Showing posts with label beer competitions. Show all posts
Showing posts with label beer competitions. Show all posts

Friday, 25 July 2014

Cordiality

‘Of the various impressions that I carried away from this Exhibition (the Brewers Exhibition 1910), one in particular I treasure as an abiding memory. Cordiality — that seemed to me to be the dominant note of the show. When I find among teetotallers the same bonhomie, good humour and friendliness that I discovered among my brewer friends, I shall begin to think that the creed of total abstinence has something to say for itself, But I fancy I shall have to wait a long time.’ 

Brewers Gazette 1910
This was inspired by the fact that I have spent the last two days judging beers at two different competitions, in the company of a variety of beer writers, brewers and publicans. Over a century on after the above was written nothing thankfully seems to have changed — there still exists an admirable sense of cordiality when beery folk come together. 

Tuesday, 14 January 2014

Brewers’ gripes

You always hear it when a small brewery wins Champion Beer at GBBF, murmurings from those at larger breweries who wonder how such a tiny outfit is going to supply the demand that winning will inevitably bring.

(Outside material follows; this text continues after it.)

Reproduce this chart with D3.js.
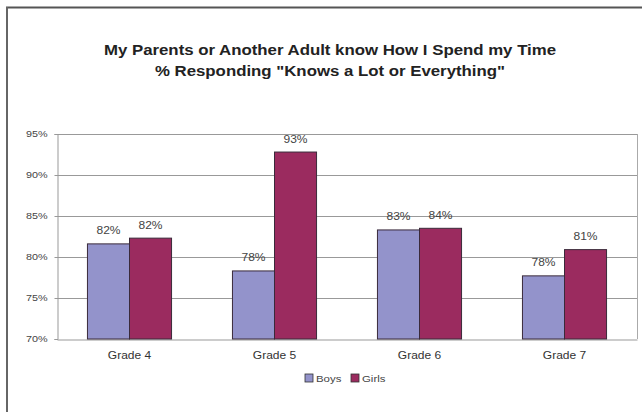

When Kelham Island won with Pale Rider they dealt with this enviable problem by contracting out part of the brewing to Ridley’s. I think it’s happened with other small breweries. I was reminded of this issue when I came across this paragraph in the course of research I am doing on the International Brewing Competition

‘Brewers are ultra-conservative… and they object to comparing their wares against each other; besides beer is not an article which admits of competitive exhibition, its value depending so much on individual tastes; furthermore our large brewers object to bring their beers into competition with small brewings (brewers), which however excellent as samples cannot possibly be produced on a manufacturing scale for the prices at which they have been quoted.’

Sounds familiar doesn’t it? Except that this comes from the Brewers’ Guardian October 14, 1879, embedded in an item on the forthcoming National Beer Exhibition and Market to be held at the Agricultural Hall, Islington (ironically, 129 years later Beer Exposed was to be held at the same site). Nothing really changes does it?